In Arch, install Squid with the command # pacman -S squid.

The configuration file is /etc/squid/squid.conf. The default cache directory is /var/cache/squid.

The only item i really have to modify is the http_port. The default port that Squid uses is 3128. Now I want all traffic which goes through the default network interface to be redirected to Squid. This is called transparency. To configure Squid just add [intercept] in the line like so: http_port 3128 intercept.

When you finish modifying the configuration file run a check with the command #squid -k check. Also, checking the logs can be very helpful. I got an ERROR: No forward proxy port configured message several times. I checked the squid-cache website too and I got this explanation from them. 

Squid has been configuered without any port capable of receiving forward-proxy traffic.

Squid occasionally needs to generate URLs for clients to fetch supplementary content. Images in error pages or FTP and Gopher indexes, cache digests, NetDB, cache manager API, etc.
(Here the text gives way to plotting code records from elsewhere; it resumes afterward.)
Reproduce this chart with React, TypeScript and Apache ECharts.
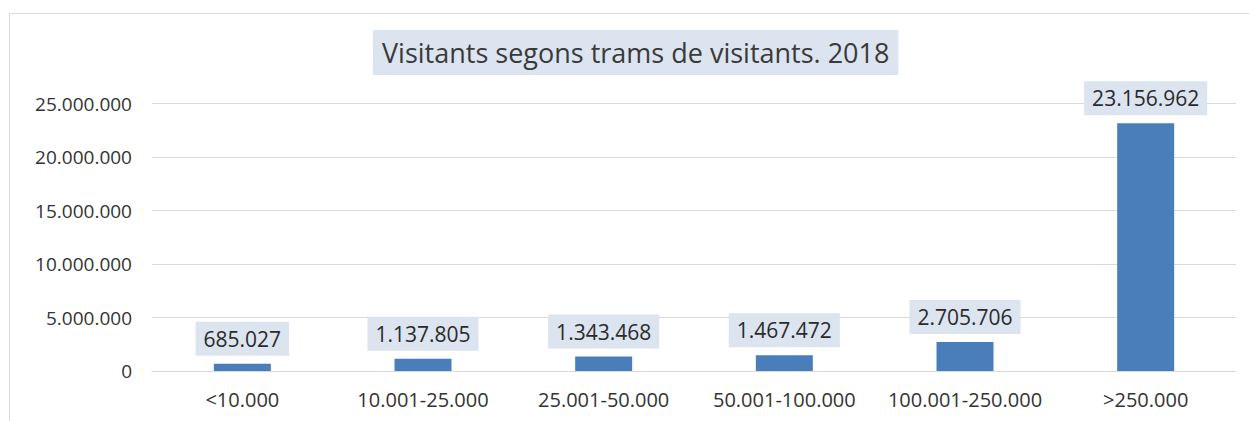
import React, { useEffect, useRef } from "react";
import * as echarts from "echarts";

const categories = ["<10.000", "10.001-25.000", "25.001-50.000", "50.001-100.000", "100.001-250.000", ">250.000"];
const visitors = [685027, 1137805, 1343468, 1467472, 2705706, 23156962];
const yTicks = [0, 5000000, 10000000, 15000000, 20000000, 25000000];
const titleText = "Visitants segons trams de visitants. 2018";

const fmt = (v: number) => String(Math.round(v)).replace(/\B(?=(\d{3})+(?!\d))/g, ".");

const FONT = "'Open Sans', 'Noto Sans', sans-serif";

export default function App() {
  const ref = useRef<HTMLDivElement>(null);
  useEffect(() => {
    if (!ref.current) return;
    const chart = echarts.init(ref.current, undefined, { renderer: "svg" });
    chart.setOption({
      animation: false,
      backgroundColor: "#ffffff",
      textStyle: { fontFamily: FONT },
      title: {
        text: titleText,
        left: 373,
        top: 30,
        padding: [8, 9, 8, 9],
        backgroundColor: "#DCE4F0",
        textStyle: { fontFamily: FONT, fontSize: 27, fontWeight: "normal", color: "#3A3A3A", lineHeight: 29 },
      },
      graphic: [
        {
          type: "rect",
          shape: { x: 9.5, y: 13.5, width: 1260, height: 430 },
          style: { fill: "none", stroke: "#D9D9D9", lineWidth: 1 },
          silent: true,
          z: -10,
        },
      ],
      grid: { left: 152, right: 13, top: 103.5, bottom: 50, containLabel: false },
      xAxis: {
        type: "category",
        data: categories,
        axisLine: { show: true, lineStyle: { color: "#D9D9D9", width: 1 } },
        axisTick: { show: false },
        axisLabel: { fontFamily: FONT, fontSize: 20, color: "#333333", margin: 18, interval: 0 },
      },
      yAxis: {
        type: "value",
        min: yTicks[0],
        max: yTicks[yTicks.length - 1],
        interval: yTicks[1] - yTicks[0],
        axisLine: { show: false },
        axisTick: { show: false },
        splitLine: { lineStyle: { color: "#D9D9D9", width: 1 } },
        axisLabel: { fontFamily: FONT, fontSize: 19, color: "#333333", margin: 20, formatter: (v: number) => fmt(v) },
      },
      series: [
        {
          type: "bar",
          data: visitors,
          barWidth: 57,
          itemStyle: { color: "#4A7EBB" },
          label: {
            show: true,
            position: "top",
            distance: 8,
            formatter: (p: any) => fmt(p.value),
            fontFamily: FONT,
            fontSize: 21,
            color: "#2B2B2B",
            backgroundColor: "#DCE4F0",
            padding: [6, 8, 6, 8],
            lineHeight: 22,
          },
        },
      ],
    });
    return () => chart.dispose();
  }, []);
  return <div ref={ref} style={{ position: "absolute", left: 0, top: 0, width: 1249, height: 421 }} />;
}
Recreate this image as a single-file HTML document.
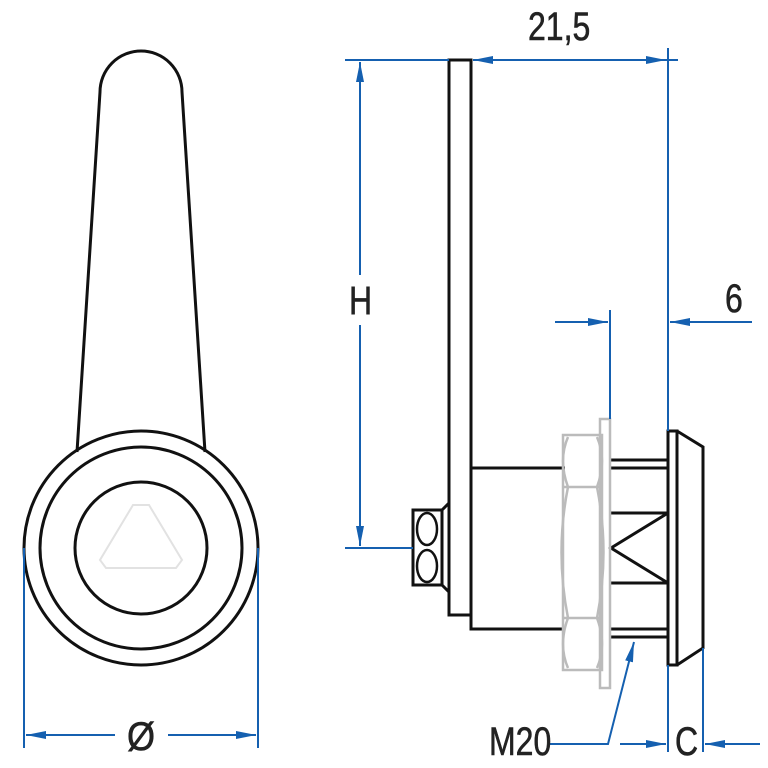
<!DOCTYPE html>
<html><head><meta charset="utf-8"><style>html,body{margin:0;padding:0;background:#fff}svg{display:block}</style></head>
<body>
<svg width="768" height="768" viewBox="0 0 768 768" xmlns="http://www.w3.org/2000/svg">
<defs>
<marker id="a" viewBox="0 0 20 10" refX="20" refY="5" markerWidth="20" markerHeight="10" markerUnits="userSpaceOnUse" orient="auto-start-reverse"><path d="M0,1 L20,5 L0,9 Z" fill="#1560b0"/></marker>
</defs>
<g fill="none" stroke="#111" stroke-width="3">
<path d="M77,452 L100,92 A41,41 0 0 1 182,92 L205,452"/>
<circle cx="141" cy="548" r="117"/>
<circle cx="141" cy="548" r="101"/>
<circle cx="141" cy="548" r="66"/>
</g>
<path d="M133,505 L149,505 L182,560 L176,568 L106,568 L100,560 Z" fill="none" stroke="#e2e2e2" stroke-width="2"/>
<g fill="none" stroke="#111" stroke-width="3">
<rect x="449" y="60" width="22" height="555"/>
<path d="M471,468 L565,468 M471,615 L471,629 L565,629"/>
<rect x="413" y="510" width="29" height="75"/>
<ellipse cx="427" cy="529" rx="10" ry="16" stroke-width="2.5"/>
<ellipse cx="427" cy="566" rx="10" ry="16" stroke-width="2.5"/>
<path d="M442,510 L449,503 M442,585 L449,592"/>
<path d="M610,460 L668,460 M610,468 L668,468 M610,629 L668,629 M610,637 L668,637 M610,513 L668,513 M610,583 L668,583 M668,513 L611,548 L668,583"/>
<rect x="668" y="431" width="9" height="234"/>
<path d="M677,431 L703,447 L703,648 L677,665"/>
</g>
<g fill="none" stroke="#bbb" stroke-width="2.5">
<rect x="563" y="435" width="39" height="235"/>
<rect x="600" y="419" width="10" height="269"/>
<path d="M563,487 L602,487 M563,618 L602,618 M568,437 Q558,460 568,487 M597,437 Q607,460 597,487 M568,618 Q558,645 568,668 M597,618 Q607,645 597,668 M568,487 Q555,552 568,618 M597,487 Q610,552 597,618"/>
</g>
<g fill="none" stroke="#1560b0" stroke-width="2">
<path d="M345,60 L449,60"/>
<path d="M345,548 L413,548"/>
<path d="M360,275 L360,62" marker-end="url(#a)"/>
<path d="M360,325 L360,546" marker-end="url(#a)"/>
<path d="M473,60 L666,60" marker-start="url(#a)" marker-end="url(#a)"/>
<path d="M666,60 L678,60"/>
<path d="M668,48 L668,431 M668,665 L668,752"/>
<path d="M610,310 L610,419"/>
<path d="M555,322 L608,322" marker-end="url(#a)"/>
<path d="M752,322 L670,322" marker-end="url(#a)"/>
<path d="M703,648 L703,752"/>
<path d="M620,744 L666,744" marker-end="url(#a)"/>
<path d="M760,744 L705,744" marker-end="url(#a)"/>
<path d="M548,744 L608,744 L634,642" marker-end="url(#a)"/>
<path d="M24,548 L24,748 M258,548 L258,748"/>
<path d="M26,735 L115,735" marker-start="url(#a)"/>
<path d="M168,735 L256,735" marker-end="url(#a)"/>
</g>
<g font-family="Liberation Sans, sans-serif" fill="#222" font-size="40" stroke="#222" stroke-width="0.6">
<text x="0" y="0" transform="translate(528,40) scale(0.8,1)">21,5</text>
<text x="0" y="0" transform="translate(349,314) scale(0.8,1)">H</text>
<text x="0" y="0" transform="translate(725,312) scale(0.8,1)">6</text>
<text x="0" y="0" transform="translate(489,755) scale(0.8,1)">M20</text>
<text x="0" y="0" transform="translate(675,755) scale(0.8,1)">C</text>
<text x="0" y="0" transform="translate(127,750) scale(0.9,1)">Ø</text>
</g>
</svg>
</body></html>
In order to produce a valid URL Squid requires a port configured to receive normal forward-proxy traffic. The standard well-known port assigned for this is port 3128.

This error occurs when port 3128 has been incorrectly altered into a interception port.
So my fix is to configure another port as a dedicated forwarding port for Squid. I added http_port 3129 next to http_port 3128 intercept in the config file. 

Start / Enable the service with # systemctl start squid.service and # systemctl enable squid.service.